LUV – D’awww, wossamatta, poppet? Ooh, I can hardly hear your precious little whimper. What? You say someone turned down the corner of a page of the book you lent them? Oh no! You poor sniffly little lamb. And what else? *Gasp* They used an abbreviation, did they? An abbreviation of the word ‘Christmas’? Oh dear, oh dear, oh dear, you must have a sit down. Please, here’s a sugary mug of-
*suddenly flings mug across room*
FUCK OFF. You texted me today and used the word ‘u’. When we’re arranging to meet up, you can’t even be bothered to write the word ‘tomorrow’ in an email.
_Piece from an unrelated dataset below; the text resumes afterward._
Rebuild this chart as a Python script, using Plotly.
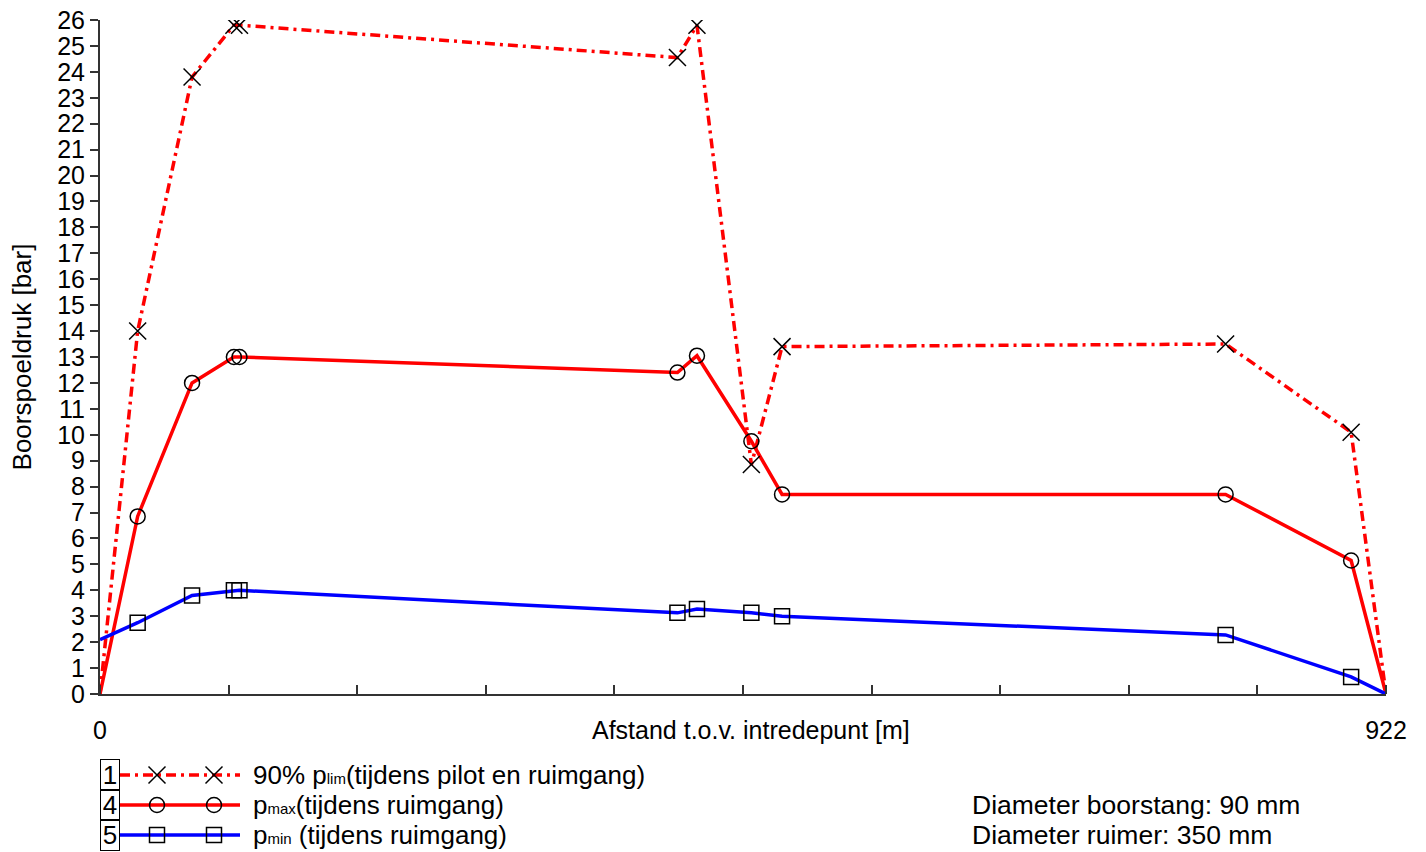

If you had your way, that song in Annie would have gone ‘Tomo, tomo, I <3 ya, tomo, ur only a day away.’ So don’t you dare get on your high horse about ‘xmas’.
‘Xmas’ saves you time, across a number of media. Sure, it’s a bit insensitive, what with the whole cross business, but this is a season in which we perform brandy-breathed bodyslams on double yellow lines to mark the birth of our saviour, so, you know, the damage has already been done. An ‘X’ here or there is neither here nor there.
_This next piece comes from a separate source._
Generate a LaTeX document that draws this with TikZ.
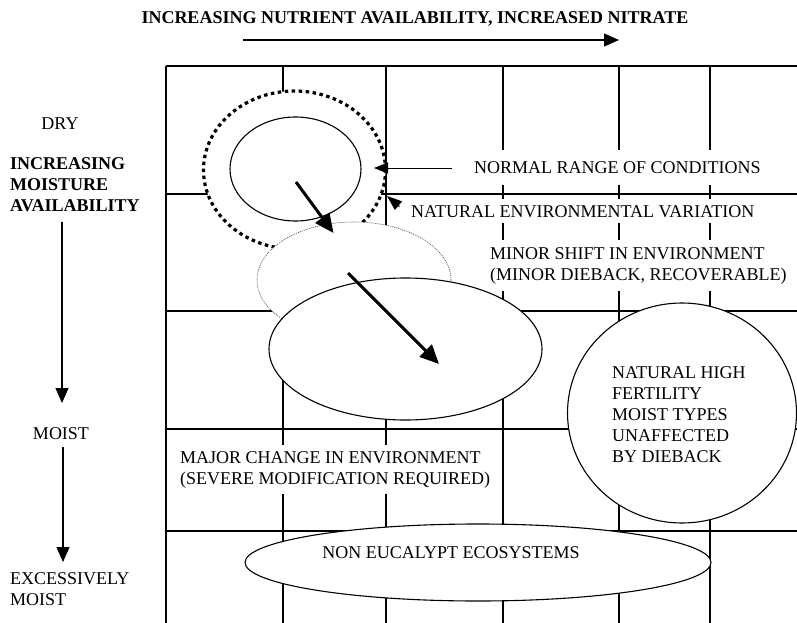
\documentclass[tikz,border=0pt]{standalone}
\usepackage{fontspec}
\setmainfont{Liberation Serif}
\usetikzlibrary{arrows.meta,shapes.geometric}
\begin{document}
\begin{tikzpicture}[x=1pt,y=-1pt,
  gridline/.style={line width=1.1pt},
  shp/.style={ellipse, draw, fill=white, line width=1.1pt, inner sep=0pt},
  txt/.style={font=\fontsize{18pt}{21pt}\selectfont, inner sep=0pt, align=left},
  btxt/.style={font=\fontsize{18pt}{21pt}\selectfont\bfseries, inner sep=0pt, align=left},
  wbox/.style={txt, fill=white, inner xsep=5pt, inner ysep=6pt},
  bigarr/.style={line width=3pt, -{Triangle[length=19pt,width=17pt]}},
  thinarr/.style={line width=1.1pt, -{Triangle[length=15pt,width=13pt]}}
]
\useasboundingbox (0,0) rectangle (797,623);
\fill[white] (0,0) rectangle (797,623);

% grid
\foreach \y in {66,194,311,429,531} \draw[gridline] (166,\y) -- (797,\y);
\foreach \x in {166,283,386,503,619,710} \draw[gridline] (\x,66) -- (\x,623);

% labels with white boxes over the grid
\node[wbox, anchor=base west, inner ysep=11.5pt] (normal) at (469,173) {NORMAL RANGE OF CONDITIONS};
\node[wbox, anchor=base west] (natvar) at (406,217) {NATURAL ENVIRONMENTAL VARIATION};
\node[wbox, anchor=north west, inner ysep=7pt] (minortxt) at (485,240.1) {MINOR SHIFT IN ENVIRONMENT\\(MINOR DIEBACK, RECOVERABLE)};
\node[wbox, anchor=north west] (majortxt) at (175,445.1) {MAJOR CHANGE IN ENVIRONMENT\\(SEVERE MODIFICATION REQUIRED)};

% shapes
\node[shp, line width=3.2pt, dash pattern=on 3.5pt off 3.5pt, minimum width=182pt, minimum height=158pt] (natring) at (294.5,170) {};
\node[shp, minimum width=131pt, minimum height=104pt] (normc) at (295.5,169) {};
\node[shp, draw=black!75, line width=0.6pt, dash pattern=on 1pt off 1pt, minimum width=194pt, minimum height=116pt] (minorc) at (354,280) {};
\node[shp, minimum width=273pt, minimum height=142pt] (majorc) at (405.5,349) {};
\node[shp, minimum width=229pt, minimum height=220pt] (fertc) at (682,413) {};
\node[shp, minimum width=466pt, minimum height=77pt] (noneucc) at (478,562.5) {};

% texts inside shapes
\node[txt, anchor=north west] (ferttxt) at (612,366.1) {NATURAL HIGH\\FERTILITY\\MOIST TYPES\\UNAFFECTED\\BY DIEBACK};
\node[txt, anchor=base] (noneuctxt) at (451,558) {NON EUCALYPT ECOSYSTEMS};

% left and top labels
\node[btxt, anchor=base] (title) at (415,24) {INCREASING NUTRIENT AVAILABILITY, INCREASED NITRATE};
\node[txt, anchor=base] (dry) at (60,129) {DRY};
\node[btxt, anchor=north west] (incr) at (10,157.8) {INCREASING\\MOISTURE\\AVAILABILITY};
\node[txt, anchor=base] (moist) at (61,439) {MOIST};
\node[txt, anchor=north west] (excess) at (10,572.1) {EXCESSIVELY\\MOIST};

% arrow end points
\coordinate (tA) at (243,40);   \coordinate (tB) at (619,40);
\coordinate (lA) at (62,222);   \coordinate (lB) at (62,403);
\coordinate (lC) at (63,447);   \coordinate (lD) at (63,562);
\coordinate (nA) at (452,168);  \coordinate (nB) at (374,168);
\coordinate (vA) at (399.5,206.5); \coordinate (vB) at (387,196);
\coordinate (sA) at (296,182);  \coordinate (sB) at (333.5,233);
\coordinate (mA) at (348,273);  \coordinate (mB) at (439,364);

% arrows
\draw[thinarr] (tA) -- (tB);
\draw[thinarr] (lA) -- (lB);
\draw[thinarr] (lC) -- (lD);
\draw[line width=1pt, -{Triangle[length=14pt,width=11pt]}] (nA) -- (nB);
\draw[line width=1pt, -{Triangle[length=15pt,width=11pt]}] (vA) -- (vB);
\draw[bigarr] (sA) -- (sB);
\draw[bigarr] (mA) -- (mB);
\end{tikzpicture}
\end{document}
Just don’t actually pronounce it ‘Exmas’ out loud. Unless you’re spending the day with your former spouse.
– Stuart Waterman
HAT – Oh, I’m so sorry. Am I interrupting you? You’re obviously a very busy person. Look at you, marching around with a takeaway coffee in one hand and your Blackberry in another. Your time is clearly very precious. I know this because you keep writing ‘Xmas’ instead of ‘Christmas’ like a MASSIVE FUCKING TWAT.
Seriously, how do you people sleep? How can you even look at your own reflection without becoming overwhelmed with profound self-hatred? Reducing Christmas (a time of feast and family and relaxation) into something as ugly and meanspirited as Xmas (which sounds like a fucking brand of LAXATIVE) is the dopiest thing that anyone could possibly ever do. Is that how important your time is? So important that you can’t even write the full word? You’re saving five letters. What’s the most important thing you could do in the time it takes you to write five letters? Sneeze? Think about a horse? Get your finger one knuckle up inside your bumhole?
I bet you needlessly abbreviate other words, don’t you? I bet you say LOL, don’t you? I bet you say GR8. I bet you’ve referred to a person named Jonathan as ‘Jonty’ before, haven’t you? You are the single worst person who has ever walked the face of the Earth. I hope you spend Christmas diarrhoeaed up to the nines.